DATA SHOWN
────

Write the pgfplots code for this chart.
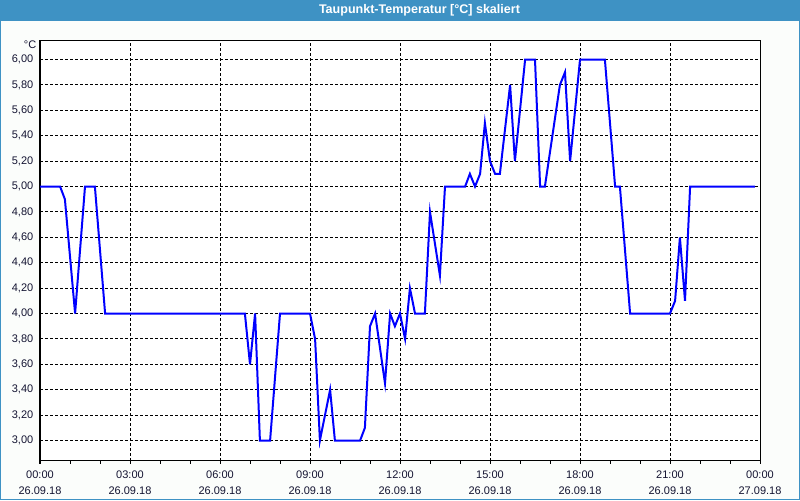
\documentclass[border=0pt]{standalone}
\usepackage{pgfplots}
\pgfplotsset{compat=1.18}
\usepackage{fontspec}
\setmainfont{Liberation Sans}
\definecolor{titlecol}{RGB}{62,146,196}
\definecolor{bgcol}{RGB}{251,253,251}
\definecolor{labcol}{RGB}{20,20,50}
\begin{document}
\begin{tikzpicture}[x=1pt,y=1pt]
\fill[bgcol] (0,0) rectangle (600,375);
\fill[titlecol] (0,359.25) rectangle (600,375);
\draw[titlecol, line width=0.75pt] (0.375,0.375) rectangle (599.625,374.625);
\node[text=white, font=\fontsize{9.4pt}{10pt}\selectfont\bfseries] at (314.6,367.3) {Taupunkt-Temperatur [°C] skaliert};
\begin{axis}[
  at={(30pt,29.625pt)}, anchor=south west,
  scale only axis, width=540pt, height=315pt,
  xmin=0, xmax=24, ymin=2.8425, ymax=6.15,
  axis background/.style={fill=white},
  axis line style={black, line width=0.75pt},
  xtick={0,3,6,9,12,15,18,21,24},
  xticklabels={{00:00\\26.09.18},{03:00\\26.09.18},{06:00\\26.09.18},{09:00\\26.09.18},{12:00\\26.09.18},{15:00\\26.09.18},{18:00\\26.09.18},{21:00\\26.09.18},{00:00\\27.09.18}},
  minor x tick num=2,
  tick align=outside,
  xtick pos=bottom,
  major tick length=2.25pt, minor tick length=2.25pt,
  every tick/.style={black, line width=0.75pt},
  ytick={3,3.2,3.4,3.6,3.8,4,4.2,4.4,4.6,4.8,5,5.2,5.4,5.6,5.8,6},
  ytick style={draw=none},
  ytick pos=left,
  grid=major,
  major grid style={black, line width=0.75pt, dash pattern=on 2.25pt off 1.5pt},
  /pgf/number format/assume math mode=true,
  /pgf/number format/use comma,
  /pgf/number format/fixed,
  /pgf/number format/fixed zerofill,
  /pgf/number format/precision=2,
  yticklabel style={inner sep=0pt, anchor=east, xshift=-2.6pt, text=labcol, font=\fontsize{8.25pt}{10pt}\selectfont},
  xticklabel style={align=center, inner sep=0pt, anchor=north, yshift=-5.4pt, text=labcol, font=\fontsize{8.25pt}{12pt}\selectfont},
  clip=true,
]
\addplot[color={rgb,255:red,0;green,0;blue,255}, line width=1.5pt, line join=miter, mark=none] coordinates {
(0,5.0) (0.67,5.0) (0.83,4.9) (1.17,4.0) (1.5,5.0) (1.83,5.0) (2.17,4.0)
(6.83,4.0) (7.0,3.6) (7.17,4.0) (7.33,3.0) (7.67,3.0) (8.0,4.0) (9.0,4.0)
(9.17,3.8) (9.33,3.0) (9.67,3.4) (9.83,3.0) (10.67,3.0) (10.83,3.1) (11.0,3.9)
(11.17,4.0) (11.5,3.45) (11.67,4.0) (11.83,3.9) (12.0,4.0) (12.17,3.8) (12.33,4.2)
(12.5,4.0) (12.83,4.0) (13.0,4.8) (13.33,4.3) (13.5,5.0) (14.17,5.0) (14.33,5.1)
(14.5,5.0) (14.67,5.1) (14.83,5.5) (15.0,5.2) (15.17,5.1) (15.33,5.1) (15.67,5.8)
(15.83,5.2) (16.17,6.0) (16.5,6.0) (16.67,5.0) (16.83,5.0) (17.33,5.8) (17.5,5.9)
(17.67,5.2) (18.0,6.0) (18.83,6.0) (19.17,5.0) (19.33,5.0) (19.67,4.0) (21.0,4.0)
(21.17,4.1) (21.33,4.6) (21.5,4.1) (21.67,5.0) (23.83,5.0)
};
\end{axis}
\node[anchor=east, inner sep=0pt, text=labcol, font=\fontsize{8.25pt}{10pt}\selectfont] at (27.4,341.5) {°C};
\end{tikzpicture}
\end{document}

────

DESCRIPTION OF THE TASK
Copy out all the data exactly; skip the pictures.

FINISHED TASK
Write the pgfplots code for this chart.
\documentclass[border=0pt]{standalone}
\usepackage{pgfplots}
\pgfplotsset{compat=1.18}
\usepackage{fontspec}
\setmainfont{Liberation Sans}
\definecolor{titlecol}{RGB}{62,146,196}
\definecolor{bgcol}{RGB}{251,253,251}
\definecolor{labcol}{RGB}{20,20,50}
\begin{document}
\begin{tikzpicture}[x=1pt,y=1pt]
\fill[bgcol] (0,0) rectangle (600,375);
\fill[titlecol] (0,359.25) rectangle (600,375);
\draw[titlecol, line width=0.75pt] (0.375,0.375) rectangle (599.625,374.625);
\node[text=white, font=\fontsize{9.4pt}{10pt}\selectfont\bfseries] at (314.6,367.3) {Taupunkt-Temperatur [°C] skaliert};
\begin{axis}[
  at={(30pt,29.625pt)}, anchor=south west,
  scale only axis, width=540pt, height=315pt,
  xmin=0, xmax=24, ymin=2.8425, ymax=6.15,
  axis background/.style={fill=white},
  axis line style={black, line width=0.75pt},
  xtick={0,3,6,9,12,15,18,21,24},
  xticklabels={{00:00\\26.09.18},{03:00\\26.09.18},{06:00\\26.09.18},{09:00\\26.09.18},{12:00\\26.09.18},{15:00\\26.09.18},{18:00\\26.09.18},{21:00\\26.09.18},{00:00\\27.09.18}},
  minor x tick num=2,
  tick align=outside,
  xtick pos=bottom,
  major tick length=2.25pt, minor tick length=2.25pt,
  every tick/.style={black, line width=0.75pt},
  ytick={3,3.2,3.4,3.6,3.8,4,4.2,4.4,4.6,4.8,5,5.2,5.4,5.6,5.8,6},
  ytick style={draw=none},
  ytick pos=left,
  grid=major,
  major grid style={black, line width=0.75pt, dash pattern=on 2.25pt off 1.5pt},
  /pgf/number format/assume math mode=true,
  /pgf/number format/use comma,
  /pgf/number format/fixed,
  /pgf/number format/fixed zerofill,
  /pgf/number format/precision=2,
  yticklabel style={inner sep=0pt, anchor=east, xshift=-2.6pt, text=labcol, font=\fontsize{8.25pt}{10pt}\selectfont},
  xticklabel style={align=center, inner sep=0pt, anchor=north, yshift=-5.4pt, text=labcol, font=\fontsize{8.25pt}{12pt}\selectfont},
  clip=true,
]
\addplot[color={rgb,255:red,0;green,0;blue,255}, line width=1.5pt, line join=miter, mark=none] coordinates {
(0,5.0) (0.67,5.0) (0.83,4.9) (1.17,4.0) (1.5,5.0) (1.83,5.0) (2.17,4.0)
(6.83,4.0) (7.0,3.6) (7.17,4.0) (7.33,3.0) (7.67,3.0) (8.0,4.0) (9.0,4.0)
(9.17,3.8) (9.33,3.0) (9.67,3.4) (9.83,3.0) (10.67,3.0) (10.83,3.1) (11.0,3.9)
(11.17,4.0) (11.5,3.45) (11.67,4.0) (11.83,3.9) (12.0,4.0) (12.17,3.8) (12.33,4.2)
(12.5,4.0) (12.83,4.0) (13.0,4.8) (13.33,4.3) (13.5,5.0) (14.17,5.0) (14.33,5.1)
(14.5,5.0) (14.67,5.1) (14.83,5.5) (15.0,5.2) (15.17,5.1) (15.33,5.1) (15.67,5.8)
(15.83,5.2) (16.17,6.0) (16.5,6.0) (16.67,5.0) (16.83,5.0) (17.33,5.8) (17.5,5.9)
(17.67,5.2) (18.0,6.0) (18.83,6.0) (19.17,5.0) (19.33,5.0) (19.67,4.0) (21.0,4.0)
(21.17,4.1) (21.33,4.6) (21.5,4.1) (21.67,5.0) (23.83,5.0)
};
\end{axis}
\node[anchor=east, inner sep=0pt, text=labcol, font=\fontsize{8.25pt}{10pt}\selectfont] at (27.4,341.5) {°C};
\end{tikzpicture}
\end{document}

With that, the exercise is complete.